> **EXERCISE DESCRIPTION**
From the entries below, reproduce exactly the line containing "The picture is", the line containing "const FF = 'Inter, Lato, sans-serif';", and every line in between, with nothing added.
········
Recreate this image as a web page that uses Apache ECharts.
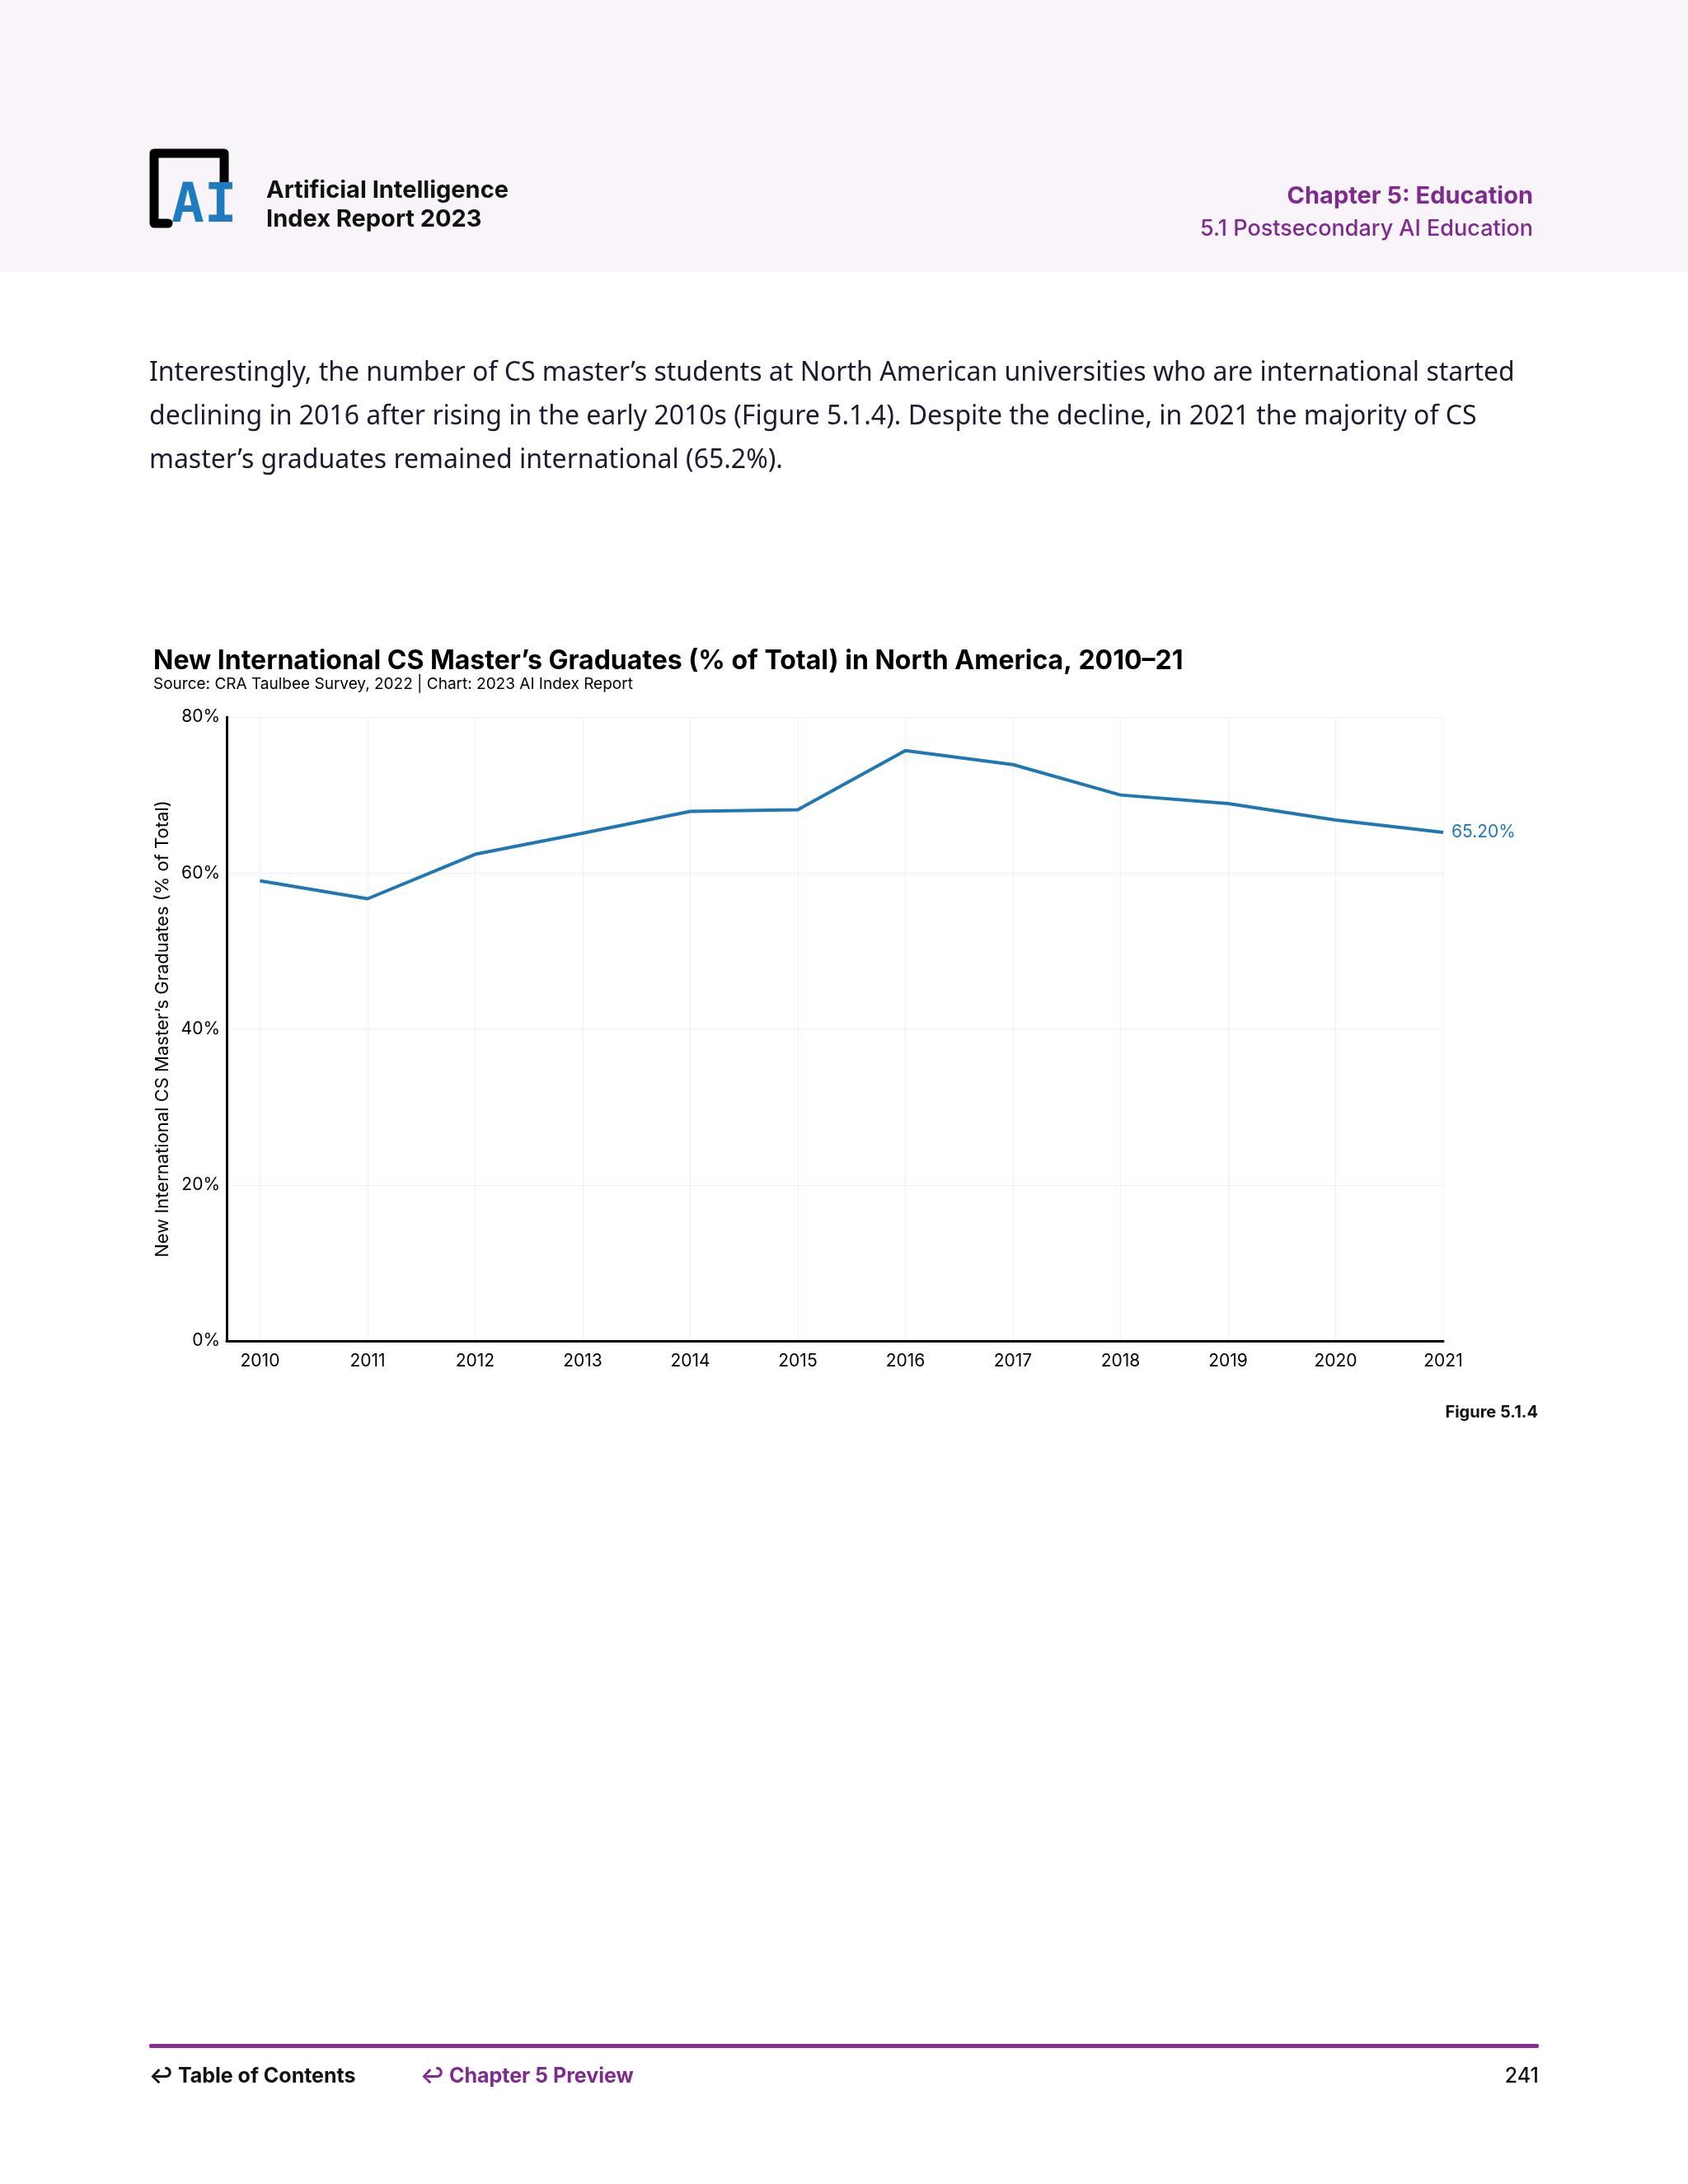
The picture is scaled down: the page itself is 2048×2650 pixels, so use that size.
<!DOCTYPE html>
<html>
<head>
<meta charset="utf-8">
<script src="https://cdn.jsdelivr.net/npm/echarts@6/dist/echarts.min.js"></script>
<style>html,body{margin:0;padding:0;background:#fff}#c{width:2048px;height:2650px}</style>
</head>
<body>
<div id="c"></div>
<script>
const years = [2010, 2011, 2012, 2013, 2014, 2015, 2016, 2017, 2018, 2019, 2020, 2021];
const values = [59.0, 56.7, 62.4, 65.1, 67.9, 68.1, 75.7, 73.9, 70.0, 68.9, 66.8, 65.2];
const yTicks = [0, 20, 40, 60, 80];
const paragraph = [
  "Interestingly, the number of CS master’s students at North American universities who are international started",
  "declining in 2016 after rising in the early 2010s (Figure 5.1.4). Despite the decline, in 2021 the majority of CS",
  "master’s graduates remained international (65.2%)."
];
const chartTitle = "New International CS Master’s Graduates (% of Total) in North America, 2010–21";
const chartSource = "Source: CRA Taulbee Survey, 2022 | Chart: 2023 AI Index Report";
const yAxisName = "New International CS Master’s Graduates (% of Total)";

const purple = '#7e2a8e';
const dark = '#1b1b2f';
const blue = '#1f77b4';
const FF = 'Inter, Lato, sans-serif';

const chart = echarts.init(document.getElementById('c'), null, {renderer: 'canvas'});

const graphics = [
  {type: 'rect', z: -10, shape: {x: 0, y: 0, width: 2048, height: 330}, style: {fill: '#f9f4f9'}},
  // logo
  {type: 'polyline', shape: {points: [[204, 271], [187, 271], [187, 186], [272, 186], [272, 222]]},
   style: {stroke: '#000', lineWidth: 11, fill: null, lineJoin: 'round', lineCap: 'round'}},
  {type: 'text', style: {text: 'AI', x: 208, y: 252, font: 'bold 66px "DejaVu Sans Mono"', fill: '#1f7bc1', textVerticalAlign: 'middle'}},
  {type: 'text', style: {text: 'Artificial Intelligence', x: 323, y: 231, font: 'bold 29px ' + FF, fill: '#111', textVerticalAlign: 'middle'}},
  {type: 'text', style: {text: 'Index Report 2023', x: 323, y: 266, font: 'bold 29px ' + FF, fill: '#111', textVerticalAlign: 'middle'}},
  {type: 'text', style: {text: 'Chapter 5: Education', x: 1860, y: 238, font: 'bold 29px ' + FF, fill: purple, textAlign: 'right', textVerticalAlign: 'middle'}},
  {type: 'text', style: {text: '5.1 Postsecondary AI Education', x: 1860, y: 278, font: '500 27px ' + FF, fill: purple, textAlign: 'right', textVerticalAlign: 'middle'}},
  // chart title
  {type: 'text', style: {text: chartTitle, x: 186, y: 802, font: 'bold 32px ' + FF, fill: '#000', textVerticalAlign: 'middle'}},
  {type: 'text', style: {text: chartSource, x: 186, y: 830, font: '19px ' + FF, fill: '#000', textVerticalAlign: 'middle'}},
  {type: 'text', style: {text: 'Figure 5.1.4', x: 1866, y: 1714, font: 'bold 20px ' + FF, fill: '#111', textAlign: 'right', textVerticalAlign: 'middle'}},
  // footer
  {type: 'rect', shape: {x: 181, y: 2480, width: 1686, height: 5, r: 2}, style: {fill: '#8b2a97'}},
  {type: 'text', style: {text: '↩ Table of Contents', x: 181, y: 2519, font: 'bold 25px ' + FF, fill: '#111', textVerticalAlign: 'middle'}},
  {type: 'text', style: {text: '↩ Chapter 5 Preview', x: 510, y: 2519, font: 'bold 25px ' + FF, fill: purple, textVerticalAlign: 'middle'}},
  {type: 'text', style: {text: '241', x: 1867, y: 2519, font: '500 25px ' + FF, fill: '#111', textAlign: 'right', textVerticalAlign: 'middle'}}
];
paragraph.forEach((line, i) => {
  graphics.push({type: 'text', style: {text: line, x: 181, y: 453 + i * 53, font: '32px "Noto Sans", sans-serif', fill: dark, textVerticalAlign: 'middle'}});
});

chart.setOption({
  animation: false,
  backgroundColor: '#ffffff',
  textStyle: {fontFamily: FF},
  graphic: graphics,
  grid: {left: 275, right: 297, top: 870, bottom: 1023, containLabel: false},
  xAxis: {
    type: 'value',
    min: 2009.69,
    max: 2021,
    axisLine: {show: true, lineStyle: {color: '#000', width: 3}},
    axisTick: {show: false, customValues: years},
    axisLabel: {customValues: years, formatter: v => String(v), color: '#000', fontSize: 21, margin: 14, fontFamily: FF},
    splitLine: {show: true, lineStyle: {color: '#f0f0f0', width: 1}}
  },
  yAxis: {
    type: 'value',
    min: yTicks[0],
    max: yTicks[yTicks.length - 1],
    interval: 20,
    name: yAxisName,
    nameLocation: 'middle',
    nameRotate: 90,
    nameGap: 62,
    nameTextStyle: {fontSize: 22, color: '#000', fontFamily: FF},
    axisLine: {show: true, lineStyle: {color: '#000', width: 3}},
    axisTick: {show: false},
    axisLabel: {formatter: '{value}%', color: '#000', fontSize: 21, margin: 8, fontFamily: FF},
    splitLine: {show: true, lineStyle: {color: '#f0f0f0', width: 1}}
  },
  series: [{
    type: 'line',
    data: years.map((y, i) => [y, values[i]]),
    symbol: 'none',
    lineStyle: {color: blue, width: 4},
    itemStyle: {color: blue},
    endLabel: {show: true, formatter: p => p.value[1].toFixed(2) + '%', color: blue, fontSize: 21, distance: 10, fontFamily: FF}
  }]
});
</script>
</body>
</html>
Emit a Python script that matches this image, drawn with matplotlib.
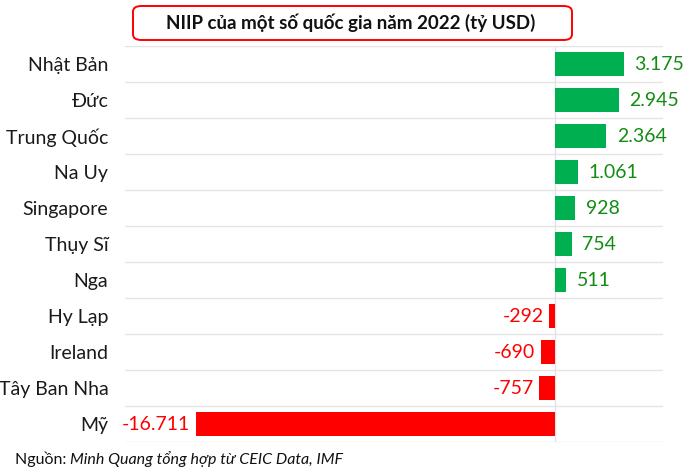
········
> **REPLY TO THE TASK**
The picture is scaled down: the page itself is 2048×2650 pixels, so use that size.
<!DOCTYPE html>
<html>
<head>
<meta charset="utf-8">
<script src="https://cdn.jsdelivr.net/npm/echarts@6/dist/echarts.min.js"></script>
<style>html,body{margin:0;padding:0;background:#fff}#c{width:2048px;height:2650px}</style>
</head>
<body>
<div id="c"></div>
<script>
const years = [2010, 2011, 2012, 2013, 2014, 2015, 2016, 2017, 2018, 2019, 2020, 2021];
const values = [59.0, 56.7, 62.4, 65.1, 67.9, 68.1, 75.7, 73.9, 70.0, 68.9, 66.8, 65.2];
const yTicks = [0, 20, 40, 60, 80];
const paragraph = [
  "Interestingly, the number of CS master’s students at North American universities who are international started",
  "declining in 2016 after rising in the early 2010s (Figure 5.1.4). Despite the decline, in 2021 the majority of CS",
  "master’s graduates remained international (65.2%)."
];
const chartTitle = "New International CS Master’s Graduates (% of Total) in North America, 2010–21";
const chartSource = "Source: CRA Taulbee Survey, 2022 | Chart: 2023 AI Index Report";
const yAxisName = "New International CS Master’s Graduates (% of Total)";

const purple = '#7e2a8e';
const dark = '#1b1b2f';
const blue = '#1f77b4';
const FF = 'Inter, Lato, sans-serif';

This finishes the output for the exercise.